> **Exercise prompt**
Retype all material exactly. Pictures stay out of the copy.

> **Material for this exercise**
---+---
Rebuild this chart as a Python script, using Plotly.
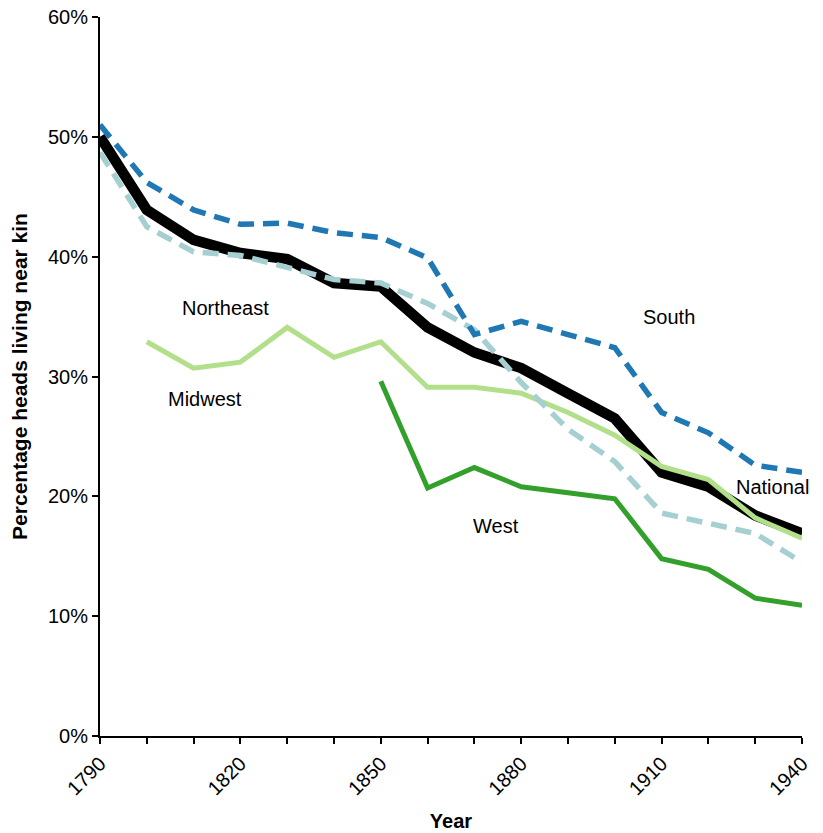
import plotly.graph_objects as go

years = [1790, 1800, 1810, 1820, 1830, 1840, 1850, 1860, 1870, 1880, 1890, 1900, 1910, 1920, 1930, 1940]
national = [50.0, 43.9, 41.4, 40.3, 39.8, 37.8, 37.5, 34.1, 32.0, 30.7, 28.6, 26.5, 22.0, 20.8, 18.4, 16.9]
south = [51.0, 46.2, 43.9, 42.7, 42.8, 42.0, 41.6, 39.9, 33.5, 34.6, 33.5, 32.4, 27.0, 25.3, 22.6, 22.0]
northeast = [48.7, 42.5, 40.4, 40.1, 39.1, 38.1, 37.8, 36.1, 33.9, 29.5, 25.6, 22.9, 18.6, 17.8, 16.9, 14.5]
midwest_years = years[1:]
midwest = [32.9, 30.7, 31.2, 34.1, 31.6, 32.9, 29.1, 29.1, 28.6, 27.0, 25.1, 22.5, 21.4, 18.2, 16.5]
west_years = years[6:]
west = [29.6, 20.7, 22.4, 20.8, 20.3, 19.8, 14.8, 13.9, 11.5, 10.9]

tick_years = list(range(1790, 1941, 10))
tick_text = [str(y) if (y - 1790) % 30 == 0 else "" for y in tick_years]

labels = [
    ("Northeast", 1816.9, 35.7),
    ("Midwest", 1812.4, 28.1),
    ("South", 1911.6, 35.0),
    ("National", 1933.8, 20.8),
    ("West", 1874.6, 17.5),
]

FONT = "Liberation Sans, Arial"

fig = go.Figure()
fig.add_trace(go.Scatter(x=years, y=national, mode="lines", name="National",
                         line=dict(color="black", width=10.5)))
fig.add_trace(go.Scatter(x=midwest_years, y=midwest, mode="lines", name="Midwest",
                         line=dict(color="#b2df8a", width=5)))
fig.add_trace(go.Scatter(x=west_years, y=west, mode="lines", name="West",
                         line=dict(color="#33a02c", width=5)))
fig.add_trace(go.Scatter(x=years, y=northeast, mode="lines", name="Northeast",
                         line=dict(color="#a6cfd1", width=5.5, dash="16px,9px")))
fig.add_trace(go.Scatter(x=years, y=south, mode="lines", name="South",
                         line=dict(color="#1f78b4", width=5.5, dash="16px,9px")))

for text, x, y in labels:
    fig.add_annotation(x=x, y=y, text=text, showarrow=False,
                       font=dict(size=20, color="black", family=FONT))

# page body has an 8px margin, so the figure is sized/offset to compensate
fig.update_layout(
    width=815, height=825,
    margin=dict(l=92, r=21, t=9, b=97, autoexpand=False),
    plot_bgcolor="white", paper_bgcolor="white",
    showlegend=False,
    font=dict(family=FONT, size=20, color="black"),
)
fig.update_xaxes(
    range=[1790, 1940], tickvals=tick_years, ticktext=tick_text, tickangle=-45,
    showgrid=False, zeroline=False, showline=True, linecolor="black", linewidth=2,
    ticks="outside", ticklen=6, tickcolor="black", tickwidth=1.5,
    tickfont=dict(size=20), automargin=False, ticklabeloverflow="allow",
    title=dict(text="<b>Year</b>", font=dict(size=20), standoff=16),
)
fig.update_yaxes(
    range=[0, 60], tickvals=[0, 10, 20, 30, 40, 50, 60],
    ticktext=["0%", "10%", "20%", "30%", "40%", "50%", "60%"],
    showgrid=False, zeroline=False, showline=True, linecolor="black", linewidth=2,
    ticks="outside", ticklen=6, tickcolor="black", tickwidth=1.5,
    tickfont=dict(size=20), automargin=False, ticklabeloverflow="allow",
    title=dict(text="<b>Percentage heads living near kin</b>", font=dict(size=21), standoff=16),
)

fig.write_html("out.html")
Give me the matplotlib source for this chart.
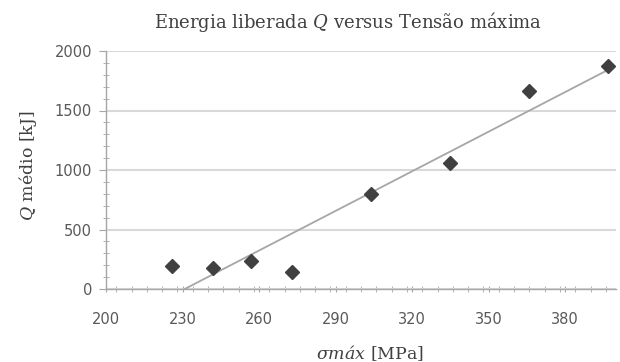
import matplotlib
matplotlib.use("Agg")
import matplotlib.pyplot as plt
import numpy as np
from matplotlib.ticker import MultipleLocator

plt.rcParams['mathtext.fontset'] = 'custom'
plt.rcParams['mathtext.rm'] = 'DejaVu Serif'
plt.rcParams['mathtext.it'] = 'DejaVu Serif:italic'

sigma_max = [226, 242, 257, 273, 304, 335, 366, 397]
q_medio = [195, 175, 235, 140, 800, 1055, 1660, 1875]

x_ticks = [200, 230, 260, 290, 320, 350, 380]
y_ticks = [0, 500, 1000, 1500, 2000]

fig = plt.figure(figsize=(6.2, 3.62), dpi=100)
ax = fig.add_axes([106/620, 1-289/362, (616-106)/620, (289-51)/362])

x = np.array(sigma_max, dtype=float)
y = np.array(q_medio, dtype=float)
slope, intercept = np.polyfit(x, y, 1)
xl = np.array([x.min(), x.max()])
ax.plot(xl, slope*xl + intercept, color='#a6a6a6', lw=1.3, zorder=2)

ax.plot(sigma_max, q_medio, linestyle='none', marker='D', markersize=7.5,
        color='#404040', zorder=3)

ax.set_xlim(200, 400)
ax.set_ylim(0, 2000)
ax.set_xticks(x_ticks)
ax.set_yticks(y_ticks)
ax.xaxis.set_minor_locator(MultipleLocator(6))
ax.yaxis.set_minor_locator(MultipleLocator(100))
ax.grid(axis='y', which='major', color='#d9d9d9', lw=1.5)
ax.set_axisbelow(True)
for s in ['top', 'right']:
    ax.spines[s].set_visible(False)
for s in ['left', 'bottom']:
    ax.spines[s].set_color('#a6a6a6')
    ax.spines[s].set_linewidth(1.0)
ax.tick_params(which='major', direction='out', length=5, color='#a6a6a6',
               labelsize=10.5, labelcolor='#595959', pad=5)
ax.tick_params(which='minor', direction='inout', length=4, color='#a6a6a6')
ax.tick_params(axis='x', which='major', direction='inout', length=5, pad=14)

fig.text(348/620, 1-22/362, 'Energia liberada $Q$ versus Tensão máxima',
         ha='center', va='center', fontsize=13, family='DejaVu Serif',
         color='#404040')
fig.text(28/620, 1-166/362, '$Q$ médio [kJ]', rotation=90,
         ha='center', va='center', fontsize=12.5, family='DejaVu Serif',
         color='#404040')
fig.text(370/620, 1-353/362, '$σmáx$ [MPa]',
         ha='center', va='center', fontsize=12.5, family='DejaVu Serif',
         color='#404040')

fig.savefig('out.png', dpi=100)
---+---
> **Exercise solution**
Rebuild this chart as a Python script, using Plotly.
import plotly.graph_objects as go

years = [1790, 1800, 1810, 1820, 1830, 1840, 1850, 1860, 1870, 1880, 1890, 1900, 1910, 1920, 1930, 1940]
national = [50.0, 43.9, 41.4, 40.3, 39.8, 37.8, 37.5, 34.1, 32.0, 30.7, 28.6, 26.5, 22.0, 20.8, 18.4, 16.9]
south = [51.0, 46.2, 43.9, 42.7, 42.8, 42.0, 41.6, 39.9, 33.5, 34.6, 33.5, 32.4, 27.0, 25.3, 22.6, 22.0]
northeast = [48.7, 42.5, 40.4, 40.1, 39.1, 38.1, 37.8, 36.1, 33.9, 29.5, 25.6, 22.9, 18.6, 17.8, 16.9, 14.5]
midwest_years = years[1:]
midwest = [32.9, 30.7, 31.2, 34.1, 31.6, 32.9, 29.1, 29.1, 28.6, 27.0, 25.1, 22.5, 21.4, 18.2, 16.5]
west_years = years[6:]
west = [29.6, 20.7, 22.4, 20.8, 20.3, 19.8, 14.8, 13.9, 11.5, 10.9]

tick_years = list(range(1790, 1941, 10))
tick_text = [str(y) if (y - 1790) % 30 == 0 else "" for y in tick_years]

labels = [
    ("Northeast", 1816.9, 35.7),
    ("Midwest", 1812.4, 28.1),
    ("South", 1911.6, 35.0),
    ("National", 1933.8, 20.8),
    ("West", 1874.6, 17.5),
]

FONT = "Liberation Sans, Arial"

fig = go.Figure()
fig.add_trace(go.Scatter(x=years, y=national, mode="lines", name="National",
                         line=dict(color="black", width=10.5)))
fig.add_trace(go.Scatter(x=midwest_years, y=midwest, mode="lines", name="Midwest",
                         line=dict(color="#b2df8a", width=5)))
fig.add_trace(go.Scatter(x=west_years, y=west, mode="lines", name="West",
                         line=dict(color="#33a02c", width=5)))
fig.add_trace(go.Scatter(x=years, y=northeast, mode="lines", name="Northeast",
                         line=dict(color="#a6cfd1", width=5.5, dash="16px,9px")))
fig.add_trace(go.Scatter(x=years, y=south, mode="lines", name="South",
                         line=dict(color="#1f78b4", width=5.5, dash="16px,9px")))

for text, x, y in labels:
    fig.add_annotation(x=x, y=y, text=text, showarrow=False,
                       font=dict(size=20, color="black", family=FONT))

# page body has an 8px margin, so the figure is sized/offset to compensate
fig.update_layout(
    width=815, height=825,
    margin=dict(l=92, r=21, t=9, b=97, autoexpand=False),
    plot_bgcolor="white", paper_bgcolor="white",
    showlegend=False,
    font=dict(family=FONT, size=20, color="black"),
)
fig.update_xaxes(
    range=[1790, 1940], tickvals=tick_years, ticktext=tick_text, tickangle=-45,
    showgrid=False, zeroline=False, showline=True, linecolor="black", linewidth=2,
    ticks="outside", ticklen=6, tickcolor="black", tickwidth=1.5,
    tickfont=dict(size=20), automargin=False, ticklabeloverflow="allow",
    title=dict(text="<b>Year</b>", font=dict(size=20), standoff=16),
)
fig.update_yaxes(
    range=[0, 60], tickvals=[0, 10, 20, 30, 40, 50, 60],
    ticktext=["0%", "10%", "20%", "30%", "40%", "50%", "60%"],
    showgrid=False, zeroline=False, showline=True, linecolor="black", linewidth=2,
    ticks="outside", ticklen=6, tickcolor="black", tickwidth=1.5,
    tickfont=dict(size=20), automargin=False, ticklabeloverflow="allow",
    title=dict(text="<b>Percentage heads living near kin</b>", font=dict(size=21), standoff=16),
)

fig.write_html("out.html")
Give me the matplotlib source for this chart.
import matplotlib
matplotlib.use("Agg")
import matplotlib.pyplot as plt
import numpy as np
from matplotlib.ticker import MultipleLocator

plt.rcParams['mathtext.fontset'] = 'custom'
plt.rcParams['mathtext.rm'] = 'DejaVu Serif'
plt.rcParams['mathtext.it'] = 'DejaVu Serif:italic'

sigma_max = [226, 242, 257, 273, 304, 335, 366, 397]
q_medio = [195, 175, 235, 140, 800, 1055, 1660, 1875]

x_ticks = [200, 230, 260, 290, 320, 350, 380]
y_ticks = [0, 500, 1000, 1500, 2000]

fig = plt.figure(figsize=(6.2, 3.62), dpi=100)
ax = fig.add_axes([106/620, 1-289/362, (616-106)/620, (289-51)/362])

x = np.array(sigma_max, dtype=float)
y = np.array(q_medio, dtype=float)
slope, intercept = np.polyfit(x, y, 1)
xl = np.array([x.min(), x.max()])
ax.plot(xl, slope*xl + intercept, color='#a6a6a6', lw=1.3, zorder=2)

ax.plot(sigma_max, q_medio, linestyle='none', marker='D', markersize=7.5,
        color='#404040', zorder=3)

ax.set_xlim(200, 400)
ax.set_ylim(0, 2000)
ax.set_xticks(x_ticks)
ax.set_yticks(y_ticks)
ax.xaxis.set_minor_locator(MultipleLocator(6))
ax.yaxis.set_minor_locator(MultipleLocator(100))
ax.grid(axis='y', which='major', color='#d9d9d9', lw=1.5)
ax.set_axisbelow(True)
for s in ['top', 'right']:
    ax.spines[s].set_visible(False)
for s in ['left', 'bottom']:
    ax.spines[s].set_color('#a6a6a6')
    ax.spines[s].set_linewidth(1.0)
ax.tick_params(which='major', direction='out', length=5, color='#a6a6a6',
               labelsize=10.5, labelcolor='#595959', pad=5)
ax.tick_params(which='minor', direction='inout', length=4, color='#a6a6a6')
ax.tick_params(axis='x', which='major', direction='inout', length=5, pad=14)

fig.text(348/620, 1-22/362, 'Energia liberada $Q$ versus Tensão máxima',
         ha='center', va='center', fontsize=13, family='DejaVu Serif',
         color='#404040')
fig.text(28/620, 1-166/362, '$Q$ médio [kJ]', rotation=90,
         ha='center', va='center', fontsize=12.5, family='DejaVu Serif',
         color='#404040')
fig.text(370/620, 1-353/362, '$σmáx$ [MPa]',
         ha='center', va='center', fontsize=12.5, family='DejaVu Serif',
         color='#404040')

fig.savefig('out.png', dpi=100)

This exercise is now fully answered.